What they are and how they are useful for your folk using your sites

I think these are two of the most under used tags in HTML, which is a shame because really quickly you can provide some excellent functionality and really help your users out with very little effort on your part.

So, what are they?

The Acronym tag or <acronym> to it’s friends is a tag that should encapsulate all acronyms used on your website.  If you don’t know what an acronym is I would have to <acronym title="Laugh out Loud">lol</acronym> at you and pass you across to this website. (DEPRECATED do not use the <acronym> tag.)

The Abbreviation tag, which has been nicely shortened (I see what they did there!) to <abbr> is a tag which should be used around any text that is an abbreviated form of a longer word.  I can’t think of anything even slightly funny, so if you don’t know what an abbreviation is then go here.

w3.org have the following to say on the subject of acronyms and abbreviations:

The ABBR and ACRONYM elements allow authors to clearly indicate occurrences of abbreviations and acronyms. Western languages make extensive use of acronyms such as "GmbH", "NATO", and "F.B.I.", as well as abbreviations like "M.", "Inc.", "et al.", "etc.". Both Chinese and Japanese use analogous abbreviation mechanisms, wherein a long name is referred to subsequently with a subset of the Han characters from the original occurrence. Marking up these constructs provides useful information to user agents and tools such as spell checkers, speech synthesizers, translation systems and search-engine indexers.


The content of the ABBR and ACRONYM elements specifies the abbreviated expression itself, as it would normally appear in running text.
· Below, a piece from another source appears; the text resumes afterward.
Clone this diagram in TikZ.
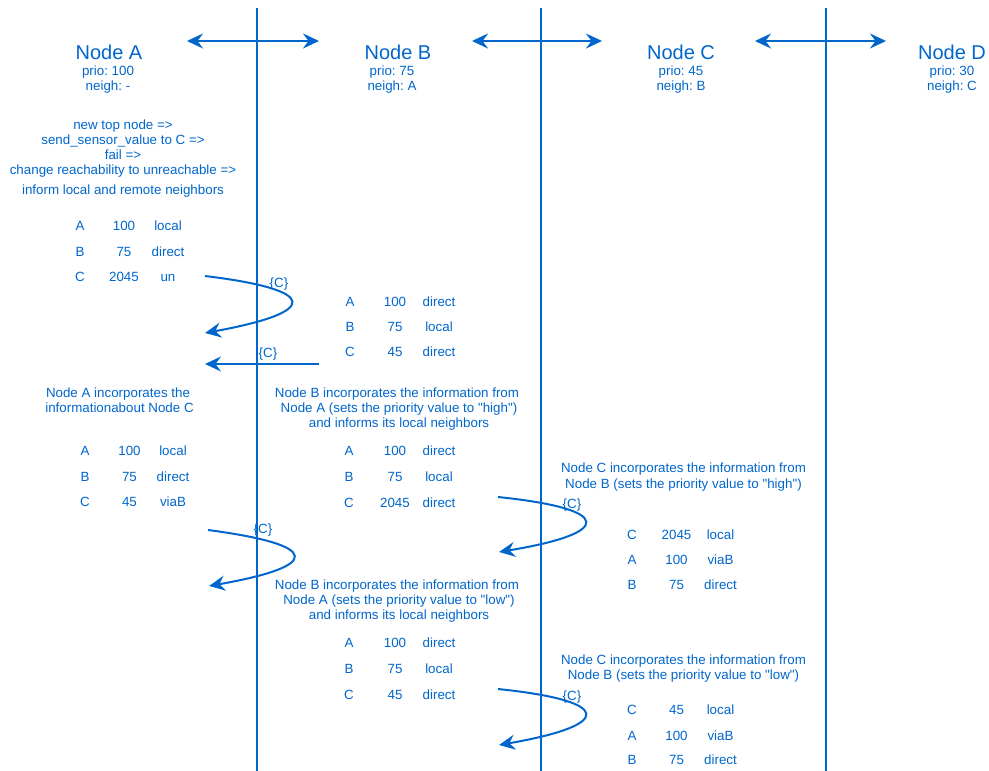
\documentclass[tikz,border=0pt]{standalone}
\usepackage{fontspec}
\setmainfont{Liberation Sans}
\usetikzlibrary{arrows.meta}
\definecolor{seqblue}{HTML}{0066CC}
\frenchspacing

% one row of a routing table: name, y, three column x, three entries
\newcommand\tabrow[8]{%
  \node[lbl] (#1-a) at (#3,#2) {#6};
  \node[lbl] (#1-b) at (#4,#2) {#7};
  \node[lbl] (#1-c) at (#5,#2) {#8};}
% straight double quote
\newcommand\qq{\textquotedbl}

\begin{document}
\begin{tikzpicture}[x=1pt,y=-1pt,
  lbl/.style={text=seqblue, font=\fontsize{13.35}{15}\selectfont, inner sep=0pt,
    text height=9.5pt, text depth=0pt, anchor=center},
  ttl/.style={text=seqblue, font=\fontsize{20}{24}\selectfont, inner sep=0pt,
    text height=14.3pt, text depth=0pt, anchor=center},
  lifeline/.style={draw=seqblue, line width=2pt},
  link/.style={draw=seqblue, line width=2pt,
    {Stealth[length=16pt,width=15pt,inset=5.5pt]}-{Stealth[length=16pt,width=15pt,inset=5.5pt]}},
  msg/.style={draw=seqblue, line width=2pt, -{Stealth[length=16pt,width=15pt,inset=5.5pt]}}]
\useasboundingbox (0,0) rectangle (989,771);

% lifelines between the nodes
\foreach \n/\x in {ab/257, bc/541, cd/826} {
  \coordinate (\n-top) at (\x,8);
  \coordinate (\n-bot) at (\x,771);
  \draw[lifeline] (\n-top) -- (\n-bot);
}

% neighbourhood links
\foreach \n/\l/\r in {ab/187/319, bc/472/602, cd/755/886} {
  \coordinate (\n-l) at (\l,41);
  \coordinate (\n-r) at (\r,41);
  \draw[link] (\n-l) -- (\n-r);
}

% node headers
\node[ttl] (hA) at (109,52) {Node A};
\node[lbl] (pA) at (108,71) {prio: 100};
\node[lbl] (nA) at (108,86) {neigh: -};
\node[ttl] (hB) at (398,52) {Node B};
\node[lbl] (pB) at (392,71) {prio: 75};
\node[lbl] (nB) at (392,86) {neigh: A};
\node[ttl] (hC) at (681,52) {Node C};
\node[lbl] (pC) at (681,71) {prio: 45};
\node[lbl] (nC) at (681,86) {neigh: B};
\node[ttl] (hD) at (952,52) {Node D};
\node[lbl] (pD) at (952,71) {prio: 30};
\node[lbl] (nD) at (952,86) {neigh: C};

% event description at node A
\node[lbl] (ev1) at (123,125) {new top node =>};
\node[lbl] (ev2) at (123,139.5) {send\_sensor\_value to C =>};
\node[lbl] (ev3) at (123,154.5) {fail =>};
\node[lbl] (ev4) at (123,169.5) {change reachability to unreachable =>};
\node[lbl] (ev5) at (123,190) {inform local and remote neighbors};

% table of node A after the failure
\tabrow{a1r1}{226}{80}{124}{168}{A}{100}{local}
\tabrow{a1r2}{251.5}{80}{124}{168}{B}{75}{direct}
\tabrow{a1r3}{276.5}{80}{124}{168}{C}{2045}{un}

% table of node B
\tabrow{b1r1}{301.5}{350}{395}{439}{A}{100}{direct}
\tabrow{b1r2}{326.5}{350}{395}{439}{B}{75}{local}
\tabrow{b1r3}{352}{350}{395}{439}{C}{45}{direct}

% A -> B update (bounces back), B -> A update
\coordinate (m1s) at (205,276);
\coordinate (m1e) at (205,333);
\draw[msg] (m1s) .. controls (320,290) and (320,312) .. (m1e);
\node[lbl] (m1l) at (279,283) {\{C\}};
\coordinate (m2s) at (319,364);
\coordinate (m2e) at (205,364);
\draw[msg] (m2s) -- (m2e);
\node[lbl] (m2l) at (268,353) {\{C\}};

% node A incorporates
\node[lbl] (da1) at (118,392.5) {Node A incorporates the};
\node[lbl] (da2) at (119.5,407.5) {informationabout Node C};
\tabrow{a2r1}{451}{85}{129.5}{173}{A}{100}{local}
\tabrow{a2r2}{476.5}{85}{129.5}{173}{B}{75}{direct}
\tabrow{a2r3}{501.5}{85}{129.5}{173}{C}{45}{viaB}

% node B incorporates (high)
\node[lbl] (db1) at (397,392.5) {Node B incorporates the information from};
\node[lbl] (db2) at (399,407.5) {Node A (sets the priority value to \qq high\qq)};
\node[lbl] (db3) at (399,423) {and informs its local neighbors};
\tabrow{b2r1}{451}{349}{395}{439}{A}{100}{direct}
\tabrow{b2r2}{476.5}{349}{395}{439}{B}{75}{local}
\tabrow{b2r3}{503}{349}{395}{439}{C}{2045}{direct}

% node C incorporates (high)
\node[lbl] (dc1) at (683.5,467.5) {Node C incorporates the information from};
\node[lbl] (dc2) at (683.5,483.5) {Node B (sets the priority value to \qq high\qq)};
\coordinate (m3s) at (498,497);
\coordinate (m3e) at (499,552);
\draw[msg] (m3s) .. controls (614,509) and (614,533) .. (m3e);
\node[lbl] (m3l) at (572,504) {\{C\}};
\tabrow{c1r1}{534.5}{632}{676.5}{720.5}{C}{2045}{local}
\tabrow{c1r2}{559.5}{632}{676.5}{720.5}{A}{100}{viaB}
\tabrow{c1r3}{584.5}{632}{676.5}{720.5}{B}{75}{direct}

% second A -> B update
\coordinate (m4s) at (208,530);
\coordinate (m4e) at (209,586);
\draw[msg] (m4s) .. controls (322,545) and (322,566) .. (m4e);
\node[lbl] (m4l) at (263,529) {\{C\}};

% node B incorporates (low)
\node[lbl] (dd1) at (397,585) {Node B incorporates the information from};
\node[lbl] (dd2) at (399,600) {Node A (sets the priority value to \qq low\qq)};
\node[lbl] (dd3) at (399,614.5) {and informs its local neighbors};
\tabrow{b3r1}{643}{349}{395}{439}{A}{100}{direct}
\tabrow{b3r2}{668.5}{349}{395}{439}{B}{75}{local}
\tabrow{b3r3}{694.5}{349}{395}{439}{C}{45}{direct}

% node C incorporates (low)
\node[lbl] (de1) at (683.5,660) {Node C incorporates the information from};
\node[lbl] (de2) at (683.5,674.5) {Node B (sets the priority value to \qq low\qq)};
\coordinate (m5s) at (498,689);
\coordinate (m5e) at (499,745);
\draw[msg] (m5s) .. controls (614,701) and (614,725) .. (m5e);
\node[lbl] (m5l) at (572,696) {\{C\}};
\tabrow{c2r1}{709.5}{632}{676.5}{720.5}{C}{45}{local}
\tabrow{c2r2}{735.5}{632}{676.5}{720.5}{A}{100}{viaB}
\tabrow{c2r3}{760}{632}{676.5}{720.5}{B}{75}{direct}
\end{tikzpicture}
\end{document}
The title attribute of these elements may be used to provide the full or expanded form of the expression.

So now you know what they are and when they should be used, I guess I should write about why you should use them.

First off you would be scoring a really quick win as far as WCAG is concerned, checkpoint 4.2 to be exact.

Specify the expansion of each abbreviation or acronym in a document where it first occurs. [Priority 3]

Secondly, it is semantic - You could argue that this is getting really pedantic in your markup, but it makes sense because the words we encapsulate with these tags are different from normal text.

My third and final point on why I think you should be using it is because it is useful to the end user, accessibility aside it is nice to get a really quick definition of what an acronym on your site is.

In the past I have found a lot of websites that would use a fairly specific acronym to their area of interest and they would wrap an <a> around it and link off to wikipedia, when I think <acronym> along with the context the actual acronym is mentioned in would be more than enough for most users, and those that still don’t know - there is always google!

I guess it is time I actually mentioned how you use them, it is really straight forward.

<acronym title="This is my Acronym">TIMA</acronym>

<abbr title="Personal Identification Number">Pin</abbr>

I would like to know people’s opinions on this, but my thoughts are that you shouldn’t do too much extra styling to these elements other than what you would normally do to the text on your site.  Let the browser handle it the way it wants to, which is normally with a dashed line underneath which I think is fairly universal and looks pretty nice.